SET PROBLEM: Omit the pictures and output every entry below exactly as written.

Source code of charts:
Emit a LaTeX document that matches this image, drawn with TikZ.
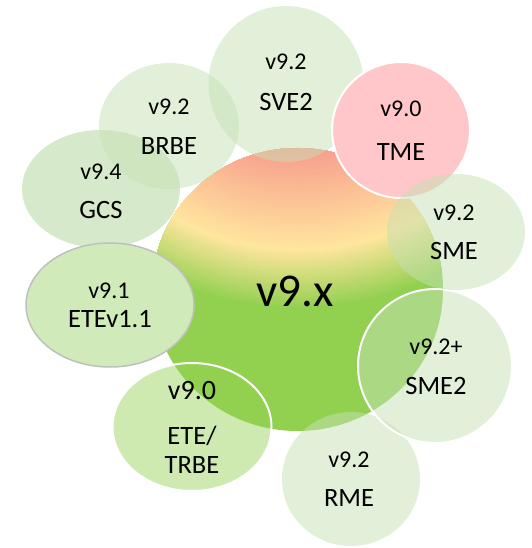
\documentclass[tikz,border=0pt]{standalone}
\usepackage{fontspec}
\setmainfont{Carlito}
\usetikzlibrary{shapes.geometric}
\definecolor{gred}{HTML}{F8A08E}
\definecolor{gyel}{HTML}{FFE69E}
\definecolor{ggrn}{HTML}{92D050}
\definecolor{lgrn}{HTML}{C5E0B4}
\definecolor{tmepink}{HTML}{FFC7C9}
\definecolor{etegrn}{HTML}{D0EAB9}
\definecolor{bordergray}{HTML}{BFBFBF}
\begin{document}
\begin{tikzpicture}[x=1pt,y=-1pt,
  sat/.style={ellipse, inner sep=0pt, fill=lgrn, fill opacity=0.5},
  whiteedge/.style={draw=white, line width=2pt, draw opacity=1},
  ver/.style={font=\fontsize{24}{24}\selectfont, inner sep=0pt, text=black},
  nm/.style={font=\fontsize{26.5}{26.5}\selectfont, inner sep=0pt, text=black}]
\useasboundingbox (0,0) rectangle (531,548);

% central gradient disc
\begin{scope}
  \clip (297.5,289.5) ellipse [x radius=145.5, y radius=141.5];
  \fill[ggrn] (150,145) rectangle (445,435);
  \foreach \r in {320,318,...,262}{
    \pgfmathtruncatemacro{\p}{(\r-261)/59*100}
    \fill[ggrn!\p!gyel] (297.5,-11) circle[radius=\r];
  }
  \foreach \r in {261,259,...,165}{
    \pgfmathtruncatemacro{\p}{(\r-165)/96*100}
    \fill[gyel!\p!gred] (297.5,-11) circle[radius=\r];
  }
\end{scope}
\node[ellipse, inner sep=0pt, minimum width=291pt, minimum height=283pt] (core) at (297.5,289.5) {};

% satellites
\node[sat, minimum width=155pt, minimum height=156pt] (sve) at (286,84) {};
\node[sat, minimum width=140pt, minimum height=126pt] (brbe) at (169,126) {};
\node[sat, fill opacity=0.7, minimum width=158pt, minimum height=118pt] (gcs) at (101,189) {};
\node[ellipse, inner sep=0pt, fill=etegrn, draw=bordergray, line width=1.5pt, minimum width=168pt, minimum height=124pt] (etev) at (110,305) {};
\node[ellipse, inner sep=0pt, fill=ggrn, fill opacity=0.45, whiteedge, minimum width=159pt, minimum height=128pt] (trbe) at (192,427) {};
\node[sat, minimum width=138pt, minimum height=134pt] (rme) at (351,479) {};
\node[sat, whiteedge, minimum width=154pt, minimum height=154pt] (smetwo) at (435,366) {};
\node[ellipse, inner sep=0pt, fill=tmepink, whiteedge, minimum width=138pt, minimum height=136pt] (tme) at (401,130) {};
\node[sat, minimum width=138pt, minimum height=116pt] (sme) at (456,232) {};

% labels
\node[font=\fontsize{47}{47}\selectfont, inner sep=0pt] (corelbl) at (295,291) {v9.x};

\node[ver] (svev) at (286,62) {v9.2};
\node[nm]  (sven) at (286,102) {SVE2};
\node[ver] (brbev) at (169,107) {v9.2};
\node[nm]  (brben) at (169,146) {BRBE};
\node[ver] (gcsv) at (101,172) {v9.4};
\node[nm]  (gcsn) at (101,210) {GCS};
\node[ver] (etevv) at (109,291) {v9.1};
\node[nm]  (etevn) at (110,319) {ETEv1.1};
\node[font=\fontsize{28}{28}\selectfont, inner sep=0pt] (trbev) at (192,391) {v9.0};
\node[nm]  (trben) at (192,436) {ETE/};
\node[nm]  (trbem) at (192,465) {TRBE};
\node[ver] (rmev) at (349,460) {v9.2};
\node[nm]  (rmen) at (349,498) {RME};
\node[ver] (smetwov) at (436,347) {v9.2+};
\node[nm]  (smetwon) at (436,386) {SME2};
\node[ver] (smev) at (454,213) {v9.2};
\node[nm]  (smen) at (454,251) {SME};
\node[ver] (tmev) at (401,109) {v9.0};
\node[nm]  (tmen) at (401,152) {TME};
\end{tikzpicture}
\end{document}
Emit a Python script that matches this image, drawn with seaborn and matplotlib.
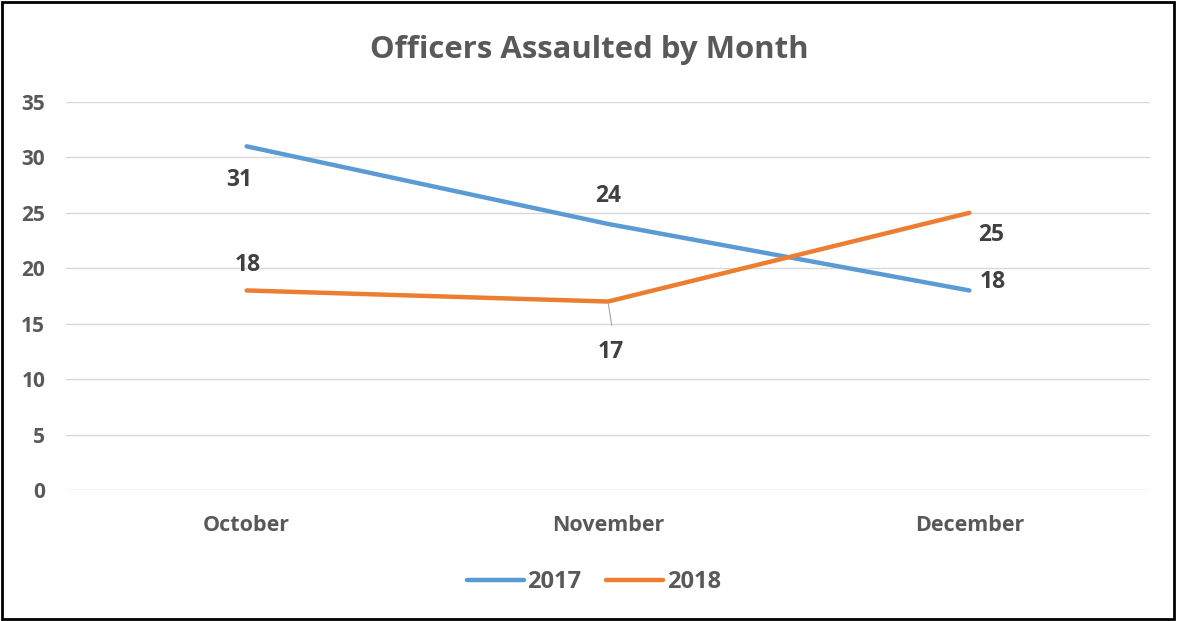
"""
Officers assaulted by month - line chart, 2017 vs 2018.
"""
import matplotlib
matplotlib.use("Agg")
import matplotlib.pyplot as plt
import pandas as pd
import seaborn as sns
from matplotlib.patches import Rectangle

# Data
months = ["October", "November", "December"]
years = ["2017", "2018"]
values_2017 = [31, 24, 18]
values_2018 = [18, 17, 25]
y_ticks = [0, 5, 10, 15, 20, 25, 30, 35]

# label placement per point (offset in points)
label_offsets = {
    "2017": [(-5, -24), (0, 20), (17, 6)],
    "2018": [(1, 18), (2, -36), (16, -16)],
}

COLORS = {"2017": "#5B9BD5", "2018": "#ED7D31"}
TEXT = "#595959"
LABEL = "#404040"

df = pd.DataFrame({
    "month": months * 2,
    "year": ["2017"] * 3 + ["2018"] * 3,
    "count": values_2017 + values_2018,
})
df["pos"] = df["month"].map({m: i for i, m in enumerate(months)})

sns.set_theme(style="white")
plt.rcParams["font.family"] = ["Open Sans", "DejaVu Sans"]
plt.rcParams["font.weight"] = "bold"

fig = plt.figure(figsize=(11.78, 6.21), dpi=100)
ax = fig.add_axes([66 / 1178, 1 - 490 / 621, (1150 - 66) / 1178, (490 - 102) / 621])

sns.lineplot(data=df, x="pos", y="count", hue="year", palette=COLORS,
             linewidth=3.2, ax=ax, legend=False, sort=False)
for line in ax.get_lines():
    line.set_solid_capstyle("round")

ax.set_xlim(-0.5, 2.5)
ax.set_ylim(0, 35)
ax.set_yticks(y_ticks)
ax.set_xticks(range(len(months)))
ax.set_xticklabels(months)
ax.set_xlabel("")
ax.set_ylabel("")
ax.grid(axis="y", color="#D9D9D9", linewidth=1)
ax.set_axisbelow(True)
for s in ax.spines.values():
    s.set_visible(False)
ax.tick_params(axis="both", length=0, labelcolor=TEXT)
ax.tick_params(axis="y", pad=15, labelsize=15)
ax.tick_params(axis="x", pad=18, labelsize=15.5)
for t in ax.get_xticklabels() + ax.get_yticklabels():
    t.set_fontweight("bold")

# data labels
for year, vals in (("2017", values_2017), ("2018", values_2018)):
    for i, v in enumerate(vals):
        dx, dy = label_offsets[year][i]
        ax.annotate(str(v), (i, v), xytext=(dx, dy), textcoords="offset points",
                    ha="center", va="center", fontsize=16.5, fontweight="bold",
                    color=LABEL)

# leader line for the November 2018 label
ax.annotate("", (1, values_2018[1]), xytext=(3, -19), textcoords="offset points",
            arrowprops=dict(arrowstyle="-", color="#A6A6A6", lw=0.8))

fig.text(589 / 1178, 1 - 50 / 621, "Officers Assaulted by Month", ha="center",
         va="center", fontsize=22.4, fontweight="bold", color=TEXT)

# legend
handles = [plt.Line2D([0], [0], color=COLORS[y], lw=3.2, solid_capstyle="round") for y in years]
fig.legend(handles, years, loc="center", bbox_to_anchor=(594 / 1178, 1 - 582 / 621),
           ncol=2, frameon=False, handlelength=2.4, handletextpad=0.15,
           columnspacing=1.05, labelcolor=TEXT, prop={"weight": "bold", "size": 17})

fig.add_artist(Rectangle((0.002, 0.003), 0.995, 0.994, transform=fig.transFigure,
                         fill=False, edgecolor="black", linewidth=2))

fig.savefig("out.png", dpi=100)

THE SOLUTION:
Emit a LaTeX document that matches this image, drawn with TikZ.
\documentclass[tikz,border=0pt]{standalone}
\usepackage{fontspec}
\setmainfont{Carlito}
\usetikzlibrary{shapes.geometric}
\definecolor{gred}{HTML}{F8A08E}
\definecolor{gyel}{HTML}{FFE69E}
\definecolor{ggrn}{HTML}{92D050}
\definecolor{lgrn}{HTML}{C5E0B4}
\definecolor{tmepink}{HTML}{FFC7C9}
\definecolor{etegrn}{HTML}{D0EAB9}
\definecolor{bordergray}{HTML}{BFBFBF}
\begin{document}
\begin{tikzpicture}[x=1pt,y=-1pt,
  sat/.style={ellipse, inner sep=0pt, fill=lgrn, fill opacity=0.5},
  whiteedge/.style={draw=white, line width=2pt, draw opacity=1},
  ver/.style={font=\fontsize{24}{24}\selectfont, inner sep=0pt, text=black},
  nm/.style={font=\fontsize{26.5}{26.5}\selectfont, inner sep=0pt, text=black}]
\useasboundingbox (0,0) rectangle (531,548);

% central gradient disc
\begin{scope}
  \clip (297.5,289.5) ellipse [x radius=145.5, y radius=141.5];
  \fill[ggrn] (150,145) rectangle (445,435);
  \foreach \r in {320,318,...,262}{
    \pgfmathtruncatemacro{\p}{(\r-261)/59*100}
    \fill[ggrn!\p!gyel] (297.5,-11) circle[radius=\r];
  }
  \foreach \r in {261,259,...,165}{
    \pgfmathtruncatemacro{\p}{(\r-165)/96*100}
    \fill[gyel!\p!gred] (297.5,-11) circle[radius=\r];
  }
\end{scope}
\node[ellipse, inner sep=0pt, minimum width=291pt, minimum height=283pt] (core) at (297.5,289.5) {};

% satellites
\node[sat, minimum width=155pt, minimum height=156pt] (sve) at (286,84) {};
\node[sat, minimum width=140pt, minimum height=126pt] (brbe) at (169,126) {};
\node[sat, fill opacity=0.7, minimum width=158pt, minimum height=118pt] (gcs) at (101,189) {};
\node[ellipse, inner sep=0pt, fill=etegrn, draw=bordergray, line width=1.5pt, minimum width=168pt, minimum height=124pt] (etev) at (110,305) {};
\node[ellipse, inner sep=0pt, fill=ggrn, fill opacity=0.45, whiteedge, minimum width=159pt, minimum height=128pt] (trbe) at (192,427) {};
\node[sat, minimum width=138pt, minimum height=134pt] (rme) at (351,479) {};
\node[sat, whiteedge, minimum width=154pt, minimum height=154pt] (smetwo) at (435,366) {};
\node[ellipse, inner sep=0pt, fill=tmepink, whiteedge, minimum width=138pt, minimum height=136pt] (tme) at (401,130) {};
\node[sat, minimum width=138pt, minimum height=116pt] (sme) at (456,232) {};

% labels
\node[font=\fontsize{47}{47}\selectfont, inner sep=0pt] (corelbl) at (295,291) {v9.x};

\node[ver] (svev) at (286,62) {v9.2};
\node[nm]  (sven) at (286,102) {SVE2};
\node[ver] (brbev) at (169,107) {v9.2};
\node[nm]  (brben) at (169,146) {BRBE};
\node[ver] (gcsv) at (101,172) {v9.4};
\node[nm]  (gcsn) at (101,210) {GCS};
\node[ver] (etevv) at (109,291) {v9.1};
\node[nm]  (etevn) at (110,319) {ETEv1.1};
\node[font=\fontsize{28}{28}\selectfont, inner sep=0pt] (trbev) at (192,391) {v9.0};
\node[nm]  (trben) at (192,436) {ETE/};
\node[nm]  (trbem) at (192,465) {TRBE};
\node[ver] (rmev) at (349,460) {v9.2};
\node[nm]  (rmen) at (349,498) {RME};
\node[ver] (smetwov) at (436,347) {v9.2+};
\node[nm]  (smetwon) at (436,386) {SME2};
\node[ver] (smev) at (454,213) {v9.2};
\node[nm]  (smen) at (454,251) {SME};
\node[ver] (tmev) at (401,109) {v9.0};
\node[nm]  (tmen) at (401,152) {TME};
\end{tikzpicture}
\end{document}
Emit a Python script that matches this image, drawn with seaborn and matplotlib.
"""
Officers assaulted by month - line chart, 2017 vs 2018.
"""
import matplotlib
matplotlib.use("Agg")
import matplotlib.pyplot as plt
import pandas as pd
import seaborn as sns
from matplotlib.patches import Rectangle

# Data
months = ["October", "November", "December"]
years = ["2017", "2018"]
values_2017 = [31, 24, 18]
values_2018 = [18, 17, 25]
y_ticks = [0, 5, 10, 15, 20, 25, 30, 35]

# label placement per point (offset in points)
label_offsets = {
    "2017": [(-5, -24), (0, 20), (17, 6)],
    "2018": [(1, 18), (2, -36), (16, -16)],
}

COLORS = {"2017": "#5B9BD5", "2018": "#ED7D31"}
TEXT = "#595959"
LABEL = "#404040"

df = pd.DataFrame({
    "month": months * 2,
    "year": ["2017"] * 3 + ["2018"] * 3,
    "count": values_2017 + values_2018,
})
df["pos"] = df["month"].map({m: i for i, m in enumerate(months)})

sns.set_theme(style="white")
plt.rcParams["font.family"] = ["Open Sans", "DejaVu Sans"]
plt.rcParams["font.weight"] = "bold"

fig = plt.figure(figsize=(11.78, 6.21), dpi=100)
ax = fig.add_axes([66 / 1178, 1 - 490 / 621, (1150 - 66) / 1178, (490 - 102) / 621])

sns.lineplot(data=df, x="pos", y="count", hue="year", palette=COLORS,
             linewidth=3.2, ax=ax, legend=False, sort=False)
for line in ax.get_lines():
    line.set_solid_capstyle("round")

ax.set_xlim(-0.5, 2.5)
ax.set_ylim(0, 35)
ax.set_yticks(y_ticks)
ax.set_xticks(range(len(months)))
ax.set_xticklabels(months)
ax.set_xlabel("")
ax.set_ylabel("")
ax.grid(axis="y", color="#D9D9D9", linewidth=1)
ax.set_axisbelow(True)
for s in ax.spines.values():
    s.set_visible(False)
ax.tick_params(axis="both", length=0, labelcolor=TEXT)
ax.tick_params(axis="y", pad=15, labelsize=15)
ax.tick_params(axis="x", pad=18, labelsize=15.5)
for t in ax.get_xticklabels() + ax.get_yticklabels():
    t.set_fontweight("bold")

# data labels
for year, vals in (("2017", values_2017), ("2018", values_2018)):
    for i, v in enumerate(vals):
        dx, dy = label_offsets[year][i]
        ax.annotate(str(v), (i, v), xytext=(dx, dy), textcoords="offset points",
                    ha="center", va="center", fontsize=16.5, fontweight="bold",
                    color=LABEL)

# leader line for the November 2018 label
ax.annotate("", (1, values_2018[1]), xytext=(3, -19), textcoords="offset points",
            arrowprops=dict(arrowstyle="-", color="#A6A6A6", lw=0.8))

fig.text(589 / 1178, 1 - 50 / 621, "Officers Assaulted by Month", ha="center",
         va="center", fontsize=22.4, fontweight="bold", color=TEXT)

# legend
handles = [plt.Line2D([0], [0], color=COLORS[y], lw=3.2, solid_capstyle="round") for y in years]
fig.legend(handles, years, loc="center", bbox_to_anchor=(594 / 1178, 1 - 582 / 621),
           ncol=2, frameon=False, handlelength=2.4, handletextpad=0.15,
           columnspacing=1.05, labelcolor=TEXT, prop={"weight": "bold", "size": 17})

fig.add_artist(Rectangle((0.002, 0.003), 0.995, 0.994, transform=fig.transFigure,
                         fill=False, edgecolor="black", linewidth=2))

fig.savefig("out.png", dpi=100)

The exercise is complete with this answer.